Food for thought

Food for thought

My friend, who has to cook meals for a large family, told me rather unhappily, “In these many years, I must have dished out mountains of food. The most exasperating part is that it takes hours of toil to make it, but just a few minutes to demolish it.”
“Well,” I answered, “there is one thing that is worse and that is when it does not get demolished.” She smiled at this, her good humour restored.

Who can survive without food? It is the first need of every creature that is born and, quite likely, its last one too. Few things provide as much relish and enjoyment as food does. It is one of the greatest pleasures to be found in life. So highly do we value it, that we offer it in homage to our gods.

There are very few celebrations sans food, be it a birthday party, a wedding or even a death ceremony. If the food turns out to be middling, disappointment and even displeasure are sure to follow.

The varieties of eats that can be produced from a few basic ingredients are mind-boggling. The south Indian favourites, idlis, dosas and uthappams are all made from rice and dal. Yet how different they are from each other in taste, texture and shape!
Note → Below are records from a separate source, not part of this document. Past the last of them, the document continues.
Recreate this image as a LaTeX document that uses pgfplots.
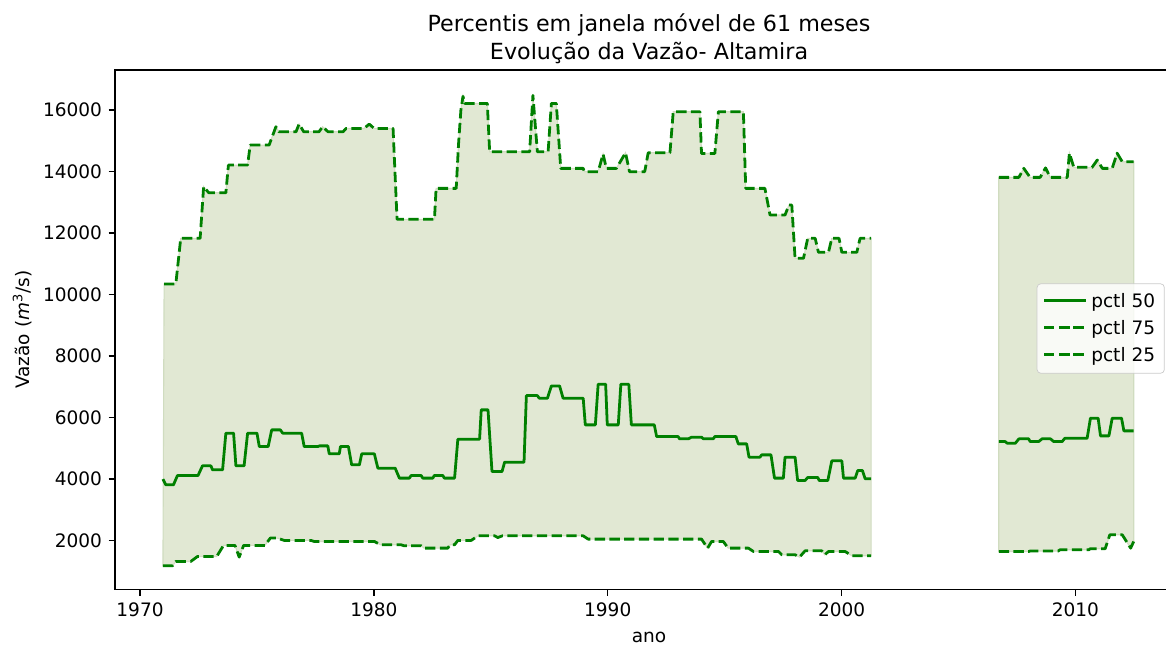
\documentclass[border=0pt]{standalone}
\usepackage{fontspec}
\setmainfont{DejaVu Sans}
\usepackage{pgfplots}
\pgfplotsset{compat=1.18}
\usepgfplotslibrary{fillbetween}
\definecolor{lgreen}{RGB}{0,128,0}
\definecolor{fillc}{RGB}{225,232,211}
\definecolor{edgec}{RGB}{208,220,192}
\definecolor{legedge}{RGB}{204,204,204}
\begin{document}
\begin{tikzpicture}
\begin{axis}[
  at={(0,0)}, anchor=south west,
  width=576.7pt, height=280.4pt, scale only axis,
  set layers,
  xmin=1968.93, xmax=2014.6,
  ymin=405, ymax=17305,
  xtick={1970,1980,1990,2000,2010},
  ytick={2000,4000,6000,8000,10000,12000,14000,16000},
  scaled y ticks=false, scaled x ticks=false,
  /pgf/number format/1000 sep={},
  /pgf/number format/assume math mode=true,
  yticklabel={\pgfmathprintnumber[fixed,precision=0,1000 sep={}]{\tick}},
  tick label style={font=\fontsize{10}{12}\selectfont},
  tick align=outside,
  major tick length=3.5pt,
  every tick/.style={black, line width=0.8pt},
  axis line style={line width=0.8pt},
  xtick pos=bottom, ytick pos=left,
  title={Percentis em janela móvel de 61 meses\\Evolução da Vazão- Altamira},
  title style={font=\fontsize{12}{15}\selectfont, align=center, yshift=-6.3pt},
  xlabel={ano},
  xlabel style={font=\fontsize{10}{12}\selectfont, at={(axis description cs:0.5,-0.093)}, anchor=center},
  ylabel={Vazão (\textit{m}\textsuperscript{3}/s)},
  ylabel style={font=\fontsize{10}{12}\selectfont, at={(axis description cs:-0.087,0.5)}, anchor=center},
  legend style={at={(axis description cs:0.863,0.589)}, anchor=north west,
    draw=legedge, fill=white, fill opacity=0.8, text opacity=1, draw opacity=1,
    rounded corners=2pt, font=\fontsize{10}{12}\selectfont, row sep=1.5pt,
    inner xsep=3pt, inner ysep=3pt},
  legend cell align=left,
  legend image code/.code={\draw[#1, line width=1.5pt, line cap=butt] plot coordinates {(0cm,0.5pt) (0.4cm,0.5pt) (0.8cm,0.5pt)};},
  every axis plot/.append style={line join=round},
]
% pctl 50
\addplot[lgreen, line width=1.5pt] coordinates {
(1970.98,3990)(1971.10,3805)(1971.43,3805)(1971.60,4108)(1972.48,4108)(1972.67,4423)(1973.03,4423)(1973.10,4293)(1973.53,4293)(1973.67,5486)(1974.00,5486)(1974.10,4423)(1974.45,4423)(1974.60,5486)(1975.00,5486)(1975.10,5051)(1975.48,5051)(1975.63,5593)(1976.00,5593)(1976.10,5486)(1976.91,5486)(1977.02,5051)(1977.60,5051)(1977.68,5073)(1978.03,5073)(1978.09,4813)(1978.52,4813)(1978.57,5051)(1978.91,5051)(1979.05,4455)(1979.38,4455)(1979.48,4813)(1980.02,4813)(1980.17,4347)(1980.91,4347)(1981.09,4023)(1981.52,4023)(1981.59,4108)(1982.02,4108)(1982.09,4023)(1982.52,4023)(1982.58,4108)(1982.95,4108)(1983.01,4023)(1983.45,4023)(1983.59,5290)(1984.52,5290)(1984.59,6244)(1984.88,6244)(1985.05,4238)(1985.48,4238)(1985.59,4543)(1986.42,4543)(1986.52,6709)(1986.99,6709)(1987.07,6624)(1987.42,6624)(1987.59,7024)(1987.94,7024)(1988.09,6624)(1988.95,6624)(1989.04,5756)(1989.47,5756)(1989.59,7078)(1989.91,7078)(1989.98,5756)(1990.45,5756)(1990.56,7078)(1990.90,7078)(1991.01,5756)(1991.99,5756)(1992.09,5376)(1993.01,5376)(1993.07,5301)(1993.44,5301)(1993.58,5355)(1994.01,5355)(1994.09,5301)(1994.51,5301)(1994.58,5376)(1995.48,5376)(1995.58,5138)(1995.94,5138)(1996.04,4705)(1996.51,4705)(1996.58,4780)(1996.98,4780)(1997.13,4023)(1997.51,4023)(1997.58,4705)(1998.01,4705)(1998.12,3946)(1998.44,3946)(1998.55,4045)(1998.98,4045)(1999.04,3946)(1999.41,3946)(1999.58,4585)(2000.01,4585)(2000.08,4023)(2000.58,4023)(2000.69,4271)(2000.89,4271)(2001.01,4000)(2001.26,4000)
};
\addlegendentry{pctl 50}
\addplot[lgreen, line width=1.5pt, forget plot] coordinates {
(2006.72,5214)(2006.99,5214)(2007.08,5160)(2007.43,5160)(2007.58,5301)(2008.00,5301)(2008.06,5214)(2008.43,5214)(2008.57,5301)(2008.93,5301)(2009.07,5214)(2009.43,5214)(2009.55,5323)(2010.50,5323)(2010.64,5973)(2010.97,5973)(2011.07,5398)(2011.43,5398)(2011.57,5973)(2011.97,5973)(2012.07,5561)(2012.49,5561)
};
% pctl 75
\addplot[lgreen, line width=1.5pt, dash pattern=on 5.55pt off 2.4pt, name path=u1] coordinates {
(1971.03,10341)(1971.53,10341)(1971.74,11827)(1972.57,11827)(1972.72,13507)(1972.94,13310)(1973.67,13310)(1973.78,14211)(1974.60,14211)(1974.71,14862)(1975.52,14862)(1975.81,15458)(1975.94,15294)(1976.67,15294)(1976.80,15545)(1977.00,15294)(1977.65,15294)(1977.81,15458)(1978.04,15294)(1978.68,15294)(1978.81,15404)(1979.58,15404)(1979.80,15545)(1980.01,15404)(1980.82,15404)(1980.99,12445)(1982.59,12445)(1982.66,13453)(1983.52,13453)(1983.62,14900)(1983.72,16000)(1983.81,16450)(1983.88,16218)(1984.85,16218)(1984.95,14645)(1986.66,14645)(1986.80,16480)(1986.99,14645)(1987.45,14645)(1987.59,16218)(1987.80,16218)(1987.99,14104)(1988.95,14104)(1989.00,13995)(1989.59,13995)(1989.80,14569)(1989.94,14104)(1990.37,14104)(1990.76,14612)(1990.93,13995)(1991.58,13995)(1991.73,14612)(1992.66,14612)(1992.80,15946)(1993.94,15946)(1994.01,14590)(1994.58,14590)(1994.73,15946)(1995.80,15946)(1995.90,13453)(1996.72,13453)(1996.94,12585)(1997.58,12585)(1997.75,12911)(1997.87,12911)(1998.01,11177)(1998.37,11177)(1998.55,11827)(1998.87,11827)(1999.01,11372)(1999.44,11372)(1999.58,11827)(1999.89,11827)(2000.01,11372)(2000.65,11372)(2000.79,11827)(2001.26,11827)
};
\addlegendentry{pctl 75}
\addplot[lgreen, line width=1.5pt, dash pattern=on 5.55pt off 2.4pt, name path=u2, forget plot] coordinates {
(2006.72,13811)(2007.58,13811)(2007.79,14104)(2008.06,13811)(2008.49,13811)(2008.72,14120)(2008.92,13811)(2009.65,13811)(2009.74,14600)(2009.93,14137)(2010.71,14137)(2010.93,14374)(2011.15,14104)(2011.57,14104)(2011.78,14600)(2012.00,14320)(2012.49,14320)
};
% pctl 25
\addplot[lgreen, line width=1.5pt, dash pattern=on 5.55pt off 2.4pt, name path=l1] coordinates {
(1970.98,1171)(1971.39,1171)(1971.53,1311)(1972.17,1311)(1972.46,1474)(1973.28,1474)(1973.57,1833)(1974.06,1833)(1974.24,1453)(1974.43,1833)(1975.34,1833)(1975.57,2071)(1975.88,2071)(1976.17,1995)(1977.31,1995)(1977.45,1962)(1980.02,1962)(1980.28,1854)(1981.16,1854)(1981.29,1822)(1982.02,1822)(1982.15,1745)(1983.16,1745)(1983.26,1854)(1983.45,1854)(1983.59,1995)(1984.16,1995)(1984.45,2146)(1985.16,2146)(1985.30,2090)(1985.50,2146)(1988.95,2146)(1989.16,2038)(1994.01,2038)(1994.27,1745)(1994.44,1961)(1994.94,1961)(1995.15,1745)(1996.01,1745)(1996.23,1636)(1997.30,1636)(1997.44,1529)(1998.01,1529)(1998.20,1453)(1998.44,1659)(1999.15,1659)(1999.28,1529)(1999.44,1636)(2000.15,1636)(2000.44,1496)(2001.26,1496)
};
\addlegendentry{pctl 25}
\addplot[lgreen, line width=1.5pt, dash pattern=on 5.55pt off 2.4pt, name path=l2, forget plot] coordinates {
(2006.72,1636)(2008.00,1636)(2008.06,1650)(2009.26,1650)(2009.34,1691)(2010.57,1691)(2010.63,1724)(2011.27,1724)(2011.47,2179)(2012.00,2179)(2012.36,1745)(2012.49,1961)
};
\addplot[fill=fillc, draw=edgec, line width=0.6pt, forget plot] fill between[of=u1 and l1];
\addplot[fill=fillc, draw=edgec, line width=0.6pt, forget plot] fill between[of=u2 and l2];
\end{axis}
\pgfresetboundingbox
\useasboundingbox (-62.1pt,-30.6pt) rectangle (567.5pt,318.2pt);
\end{tikzpicture}
\end{document}
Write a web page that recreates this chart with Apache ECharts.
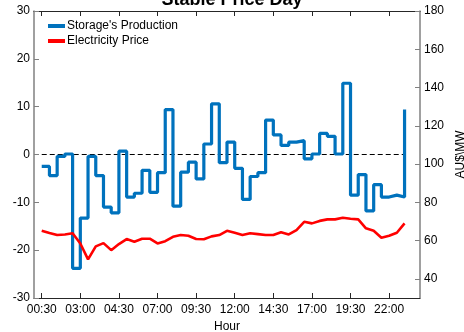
<!DOCTYPE html>
<html><head><meta charset="utf-8">
<script src="https://cdn.jsdelivr.net/npm/echarts@6/dist/echarts.min.js"></script>
<style>html,body{margin:0;padding:0;background:#fff}#c{width:464px;height:332px}</style>
</head><body><div id="c"></div>
<script>
// Half-hour slots 00:30 ... 24:00 (index 0..47)
const slots = ['00:30','01:00','01:30','02:00','02:30','03:00','03:30','04:00','04:30','05:00','05:30','06:00',
  '06:30','07:00','07:30','08:00','08:30','09:00','09:30','10:00','10:30','11:00','11:30','12:00',
  '12:30','13:00','13:30','14:00','14:30','15:00','15:30','16:00','16:30','17:00','17:30','18:00',
  '18:30','19:00','19:30','20:00','20:30','21:00','21:30','22:00','22:30','23:00','23:30','24:00'];
const tickIndex = [0,5,10,15,20,25,30,35,40,45];
const tickLabels = ['00:30','03:00','04:30','07:00','09:30','12:00','14:30','17:00','19:30','22:00'];
const storageMW = [-2.5,-4.4,-0.4,0.1,-23.8,-13.3,-0.4,-4.4,-11.0,-12.2,0.7,-8.9,
  -8.1,-3.3,-7.9,-3.8,9.4,-10.8,-3.7,-1.6,-5.1,2.2,10.6,-1.7,
  2.6,-2.9,-9.4,-4.6,-3.8,7.2,4.1,1.9,2.6,2.9,-0.9,0.1,
  4.4,3.8,0.1,14.9,-8.5,-4.2,-11.8,-6.3,-8.9,-8.5,-8.9,9.4];
const priceAUD = [65.2,64.0,62.9,63.2,63.8,58.5,50.2,57.0,58.7,55.0,58.2,60.8,
  59.4,61.0,61.0,58.5,59.7,62.0,62.9,62.5,60.8,60.7,62.2,62.9,
  65.1,64.1,62.9,63.8,63.4,62.9,62.9,64.4,63.2,65.5,69.8,69.0,
  70.3,71.1,71.1,71.9,71.4,71.1,66.4,65.1,61.5,62.5,64.1,69.0];
const leftTicks = [-30,-20,-10,0,10,20,30];
const rightTicks = [40,60,80,100,120,140,160,180];

const FONT = 'Liberation Sans, Arial, Helvetica, sans-serif';
const chart = echarts.init(document.getElementById('c'), null, {renderer:'canvas'});
const idx = slots.map((_, i) => i);
chart.setOption({
  animation: false,
  textStyle: {fontFamily: FONT},
  title: {text: 'Stable Price Day', left: 'center', top: -14,
    textStyle: {fontSize: 18, fontWeight: 'bold', color: '#000', fontFamily: FONT}},
  legend: {orient: 'vertical', left: 43, top: 14, itemWidth: 17, itemHeight: 4, itemGap: 1,
    icon: 'rect', data: ["Storage's Production", 'Electricity Price'],
    textStyle: {fontSize: 12, color: '#000', fontFamily: FONT, lineHeight: 14, padding: [0,0,0,-3]}},
  grid: {left: 34, right: 44, top: 11, bottom: 34, containLabel: false, outerBoundsMode: 'none'},
  xAxis: [{
    type: 'value', min: -1, max: 49, position: 'bottom',
    name: 'Hour', nameLocation: 'middle', nameGap: 14,
    nameTextStyle: {fontSize: 12, color: '#000', fontFamily: FONT},
    axisLine: {show: true, onZero: false, lineStyle: {color: '#262626', width: 1}},
    axisTick: {show: true, inside: true, length: 5, customValues: tickIndex, lineStyle: {color: '#262626'}},
    axisLabel: {show: true, customValues: tickIndex, margin: 6, fontSize: 12, color: '#000', fontFamily: FONT,
      formatter: v => tickLabels[tickIndex.indexOf(Math.round(v))] || ''},
    splitLine: {show: false}
  }, {
    type: 'value', min: -1, max: 49, position: 'top',
    axisLine: {show: true, onZero: false, lineStyle: {color: '#262626', width: 1}},
    axisTick: {show: true, inside: true, length: 5, customValues: tickIndex, lineStyle: {color: '#262626'}},
    axisLabel: {show: false}, splitLine: {show: false}
  }],
  yAxis: [{
    type: 'value', min: -30, max: 30, interval: 10, position: 'left',
    name: 'MW', nameLocation: 'middle', nameGap: 22, nameRotate: 90,
    nameTextStyle: {fontSize: 12, color: '#000', fontFamily: FONT},
    axisLine: {show: true, onZero: false, lineStyle: {color: '#808080', width: 1.5}},
    axisTick: {show: true, inside: true, length: 5, customValues: leftTicks, lineStyle: {color: '#808080'}},
    axisLabel: {customValues: leftTicks, margin: 4, fontSize: 12, color: '#000', fontFamily: FONT},
    splitLine: {show: false}
  }, {
    type: 'value', min: 30, max: 180, position: 'right',
    name: 'AU$\\MW', nameLocation: 'middle', nameGap: 35, nameRotate: 90,
    nameTextStyle: {fontSize: 12, color: '#000', fontFamily: FONT},
    axisLine: {show: true, onZero: false, lineStyle: {color: '#808080', width: 1.5}},
    axisTick: {show: true, inside: true, length: 5, customValues: rightTicks, lineStyle: {color: '#808080'}},
    axisLabel: {customValues: rightTicks, margin: 4, fontSize: 12, color: '#000', fontFamily: FONT},
    splitLine: {show: false}
  }],
  series: [{
    name: 'zero', type: 'line', xAxisIndex: 0, yAxisIndex: 0, symbol: 'none', silent: true,
    data: [[idx[0], 0], [idx[idx.length - 1], 0]],
    lineStyle: {color: '#000', width: 1, type: [5, 3]}, z: 1
  }, {
    name: "Storage's Production", type: 'line', xAxisIndex: 0, yAxisIndex: 0, step: 'end',
    symbol: 'none', data: idx.map(i => [i, storageMW[i]]),
    itemStyle: {color: '#0072BD'}, lineStyle: {color: '#0072BD', width: 3.2}, z: 2
  }, {
    name: 'Electricity Price', type: 'line', xAxisIndex: 0, yAxisIndex: 1,
    symbol: 'none', data: idx.map(i => [i, priceAUD[i]]),
    itemStyle: {color: '#FF0000'}, lineStyle: {color: '#FF0000', width: 2.6}, z: 3
  }]
});
</script></body></html>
How food is to be served has engaged the best and the most artistic minds. Crockery, cutlery, ambience and seating arrangements all have a role to play.

Brought together with finesse, they can make eating a truly memorable experience. Even the everyday cup of coffee transforms into a piece of art when capped in snowy peaks of cream ridged with dark chocolate. No wonder that celebrity dinners are carefully organised events. Preparations start weeks in advance so that they turn out to be affairs to remember.

Food has been the cause of upheavals and political events that have changed the course of history. Marie Antoinette’s words, “Let them eat cake if they have no bread” still echo as the voice of ignorance if not callousness.

The sharp-witted Bernard Shaw quipped, “The sincerest form of love is the love of food.” He was right. Even philosophers have to eat before they philosophise, proving beyond doubt that food indeed provides food for thought!